Asked: December 02, 2021 - 8:02 am UTC
Last updated: December 08, 2021 - 2:26 am UTC
Version: 12.2
Viewed 1000+ times
You Asked
According to
https://docs.oracle.com/database/121/SQLRF/functions100.htm#SQLRF00658 the length function should work on a clob and on a varchar2, returning the length of a string in characters, as defined by the input character set.
Could you explain why the length of the same string differs for a clob and a varchar2? Isn't the clob in the same character set?
select length( c ), length( to_clob( c ) ), dbms_lob.getlength( to_clob( c ) ), nls_charset_name( nls_charset_id( 'CHAR_CS' ) )

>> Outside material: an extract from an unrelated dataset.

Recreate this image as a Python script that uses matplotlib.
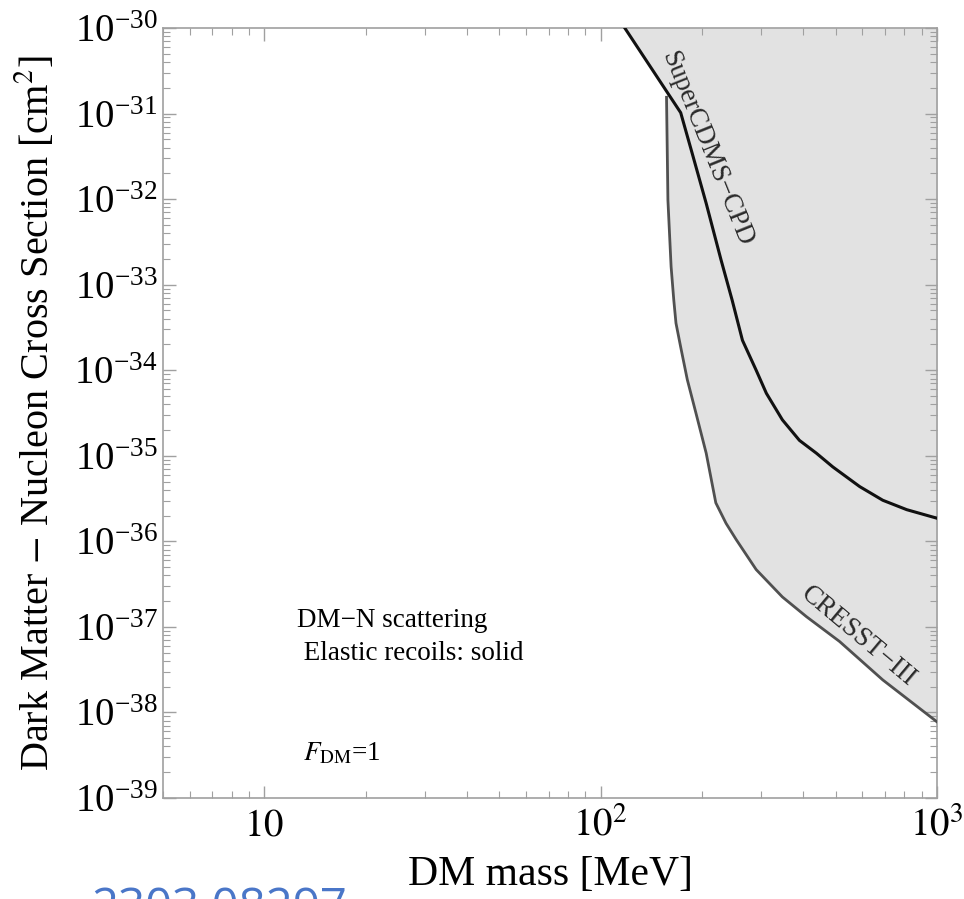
import matplotlib
matplotlib.use("Agg")
import matplotlib.pyplot as plt
import numpy as np
from matplotlib.ticker import LogLocator, NullFormatter

plt.rcParams['font.family'] = ['Liberation Serif', 'DejaVu Serif']
plt.rcParams['mathtext.fontset'] = 'stix'

# SuperCDMS-CPD limit (mass in MeV, log10 of cross section in cm^2)
cdms_mass = [118, 173, 187, 206, 228, 246, 264, 290, 311, 347, 390,
             438, 490, 589, 690, 813, 1000]
cdms_logsig = [-30.0, -30.99, -31.46, -32.05, -32.71, -33.18, -33.65, -34.00, -34.27,
               -34.58, -34.82, -34.97, -35.13, -35.36, -35.52, -35.63, -35.73]

# CRESST-III limit
cresst_mass = [157, 158.5, 162, 165, 167.5, 173, 181, 192, 206, 220, 236, 253, 290,
               347, 409, 513, 690, 1000]
cresst_logsig = [-30.81, -32.01, -32.79, -33.18, -33.45, -33.73, -34.11, -34.50, -34.97,
                 -35.55, -35.79, -35.98, -36.33, -36.65, -36.88, -37.17, -37.62, -38.11]

xticks = [10, 100, 1000]
xticklabels = [r'$10$', r'$10^2$', r'$10^3$']

cdms_sig = 10.0 ** np.array(cdms_logsig)
cresst_sig = 10.0 ** np.array(cresst_logsig)

fig = plt.figure(figsize=(9.64, 8.99), dpi=100)
ax = fig.add_axes([163/964, 1 - 798/899, (937-163)/964, (798-28)/899])
ax.set_xscale('log')
ax.set_yscale('log')
ax.set_xlim(5, 1000)
ax.set_ylim(1e-39, 1e-30)

shade = '#e2e2e2'
ax.fill_between(cdms_mass, cdms_sig, 1e-30, color=shade, lw=0, zorder=1)
ax.fill_between(cresst_mass, cresst_sig, 1e-30, color=shade, lw=0, zorder=1)
ax.plot(cresst_mass, cresst_sig, color='#505050', lw=2.0, zorder=3)
ax.plot(cdms_mass, cdms_sig, color='#111111', lw=2.2, zorder=3)

# frame and ticks
for sp in ax.spines.values():
    sp.set_color('#a0a0a0')
    sp.set_linewidth(1.2)
ax.tick_params(which='both', direction='in', top=True, right=True, color='#a0a0a0')
ax.tick_params(which='major', length=9, width=1.0, labelsize=28)
ax.tick_params(which='minor', length=5, width=0.8)
ax.tick_params(axis='y', pad=4)
ax.tick_params(axis='x', pad=7)
ax.yaxis.set_major_locator(LogLocator(base=10, numticks=20))
ax.yaxis.set_minor_locator(LogLocator(base=10, subs=np.arange(2, 10), numticks=20))
ax.yaxis.set_minor_formatter(NullFormatter())
ax.set_xticks(xticks, xticklabels)
ax.xaxis.set_minor_locator(LogLocator(base=10, subs=np.arange(2, 10), numticks=20))
ax.xaxis.set_minor_formatter(NullFormatter())

ax.set_xlabel('DM mass [MeV]', fontsize=30, labelpad=8)
ax.set_ylabel(r'Dark Matter $-$ Nucleon Cross Section [cm$^2$]', fontsize=29, labelpad=12)

# annotations
ax.text(0.173, 0.222, 'DM\u2212N scattering', transform=ax.transAxes, fontsize=19.5,
        ha='left', va='baseline')
ax.text(0.173, 0.179, ' Elastic recoils: solid', transform=ax.transAxes, fontsize=19.5,
        ha='left', va='baseline')
ax.text(0.181, 0.049, r'$F_{\rm DM}$=1', transform=ax.transAxes, fontsize=19.5,
        ha='left', va='baseline')
ax.text(0.703, 0.843, 'SuperCDMS\u2212CPD', transform=ax.transAxes, fontsize=19.5,
        ha='center', va='center', rotation=-68, color='#2a2a2a')
ax.text(0.898, 0.209, 'CRESST\u2212III', transform=ax.transAxes, fontsize=19.5,
        ha='center', va='center', rotation=-40, color='#2a2a2a')

fig.text(92/964, 1 - 885/899, '2303.08297', fontsize=34, color='#4a76c8',
         family='Open Sans', ha='left', va='top')

fig.savefig('out.png', dpi=100)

from ( select chr(to_number('f09f9090','xxxxxxxx')) c, banner from dual )
LENGTH(C) LENGTH(TO_CLOB(C)) DBMS_LOB.GETLENGTH(TO_CLOB(C)) NLS_CHARSET_NAME(NLS_CHARSET_ID('CHAR_CS'))
1 2 2 AL32UTF8
and we said...
Indeed, CLOBs are stored in AL16UTF16 in any database that has a multibyte character set, such as AL32UTF8.
The UTF-8 code {f0, 9f, 90, 90} represents the supplementary character U+1F410 (GOAT, eighth of the signs of the Asian zodiac, used in Vietnam). Its UTF-16 encoding is a surrogate pair 0xD83D 0xDC10. The function LENGTH counts the pair as two characters.
This storage form is the compromise necessary to make CLOB character semantics for offsets and lengths performant with the potentially terabyte long values.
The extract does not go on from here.